To secure the long term development and improvement of the clubs infrastructure, we need to stay in the Premier League, so I'd make that the main priority. But I'd certainly put the training facilities ahead of any ground expansion.
A percentage of any clubs finances should be used to develop the clubs long term prospects of growing its own players. Why can't we spend £20M on staying up AND start the ball rolling with staged improvements with the training and academy facilities?
It's got to be the latter for me, buying a training complex doesn't suddenly make the youth players we have awesome, so I'd invest the money in the squad and leave such developments until we are a little more established.
Its no use saying leave until we are established, we need to be doing something now. We are/will be left behind by other clubs in terms of the academy, there are better set ups at a lot of Championship clubs than ours.
Our youth setup is an absolute embarrassment. But then, if you're not going to bother giving chances to the rare gems like Danny Emerton who make it through, what's the point in wasting your money on improving it anyway? People keep telling me that spending £10m on Hooper and Austin would be making the same mistake as we did last time we came up. It wouldn't. Our mistake last time wasn't spending money, it was spending excessive amounts of money (inc. wages) on players who were too old, or, as in Bullard's case, either already injured or prone to injury. Also, we didn't seem to address any particular area of the team - we just spunked cash willy-nilly on random players. None of the players had any sell-on value either. Austin and Hooper are both proven goalscorers. Yes, not in the Premier League, but a natural finisher is a natural finisher regardless of the league they play in. They are 23 and 25 respectively. Say we signed them and came straight back down anyway. Either A) They stay and provide us with some firepower to have a great chance of coming straight back up, or; B) We sell them both, even if it a small loss. It is not the same as spending £3m on some **** like Olofinjana, giving him massive wages and not incorporating some kind of relegation clause into his contract.

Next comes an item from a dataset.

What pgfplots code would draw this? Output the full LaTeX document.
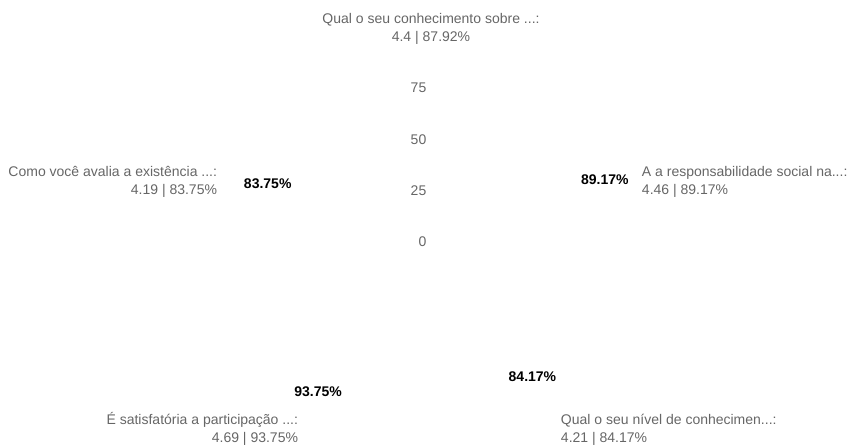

This is were the real debate starts, by being successful we are bypassing the youth development. We dont produce the quality that our league standing needs, so we have to buy players to be able to compete at that level. Fans, owners and the media to a certain extent demand instant success, where does that leave our developing youth players? If we dropped down to say League 1, our youth system would still produce players capable of playing in the first team squad as we are now - but they would have a better chance of getting into the first team because we wouldn't have the finances to buy. Crewe have always developed a large majority of players, due to there lack of success they are forced to give the youth a chance. With big numbers of academy players getting time on the pitch, they are always going to develop a small amount of top players. I would like to see a smaller Championship side gain promotion with a big majority of club grown British players, stick to there philosophy in the Prem and not sign anyone, take the cash - and the relegation more than likely, how good would that be? It would be like sticking two fingers up at the whole Prem/Sky gang!!
What is the purpose of the academy structure?How many BPL or top championship teams actually have home grown talent in them.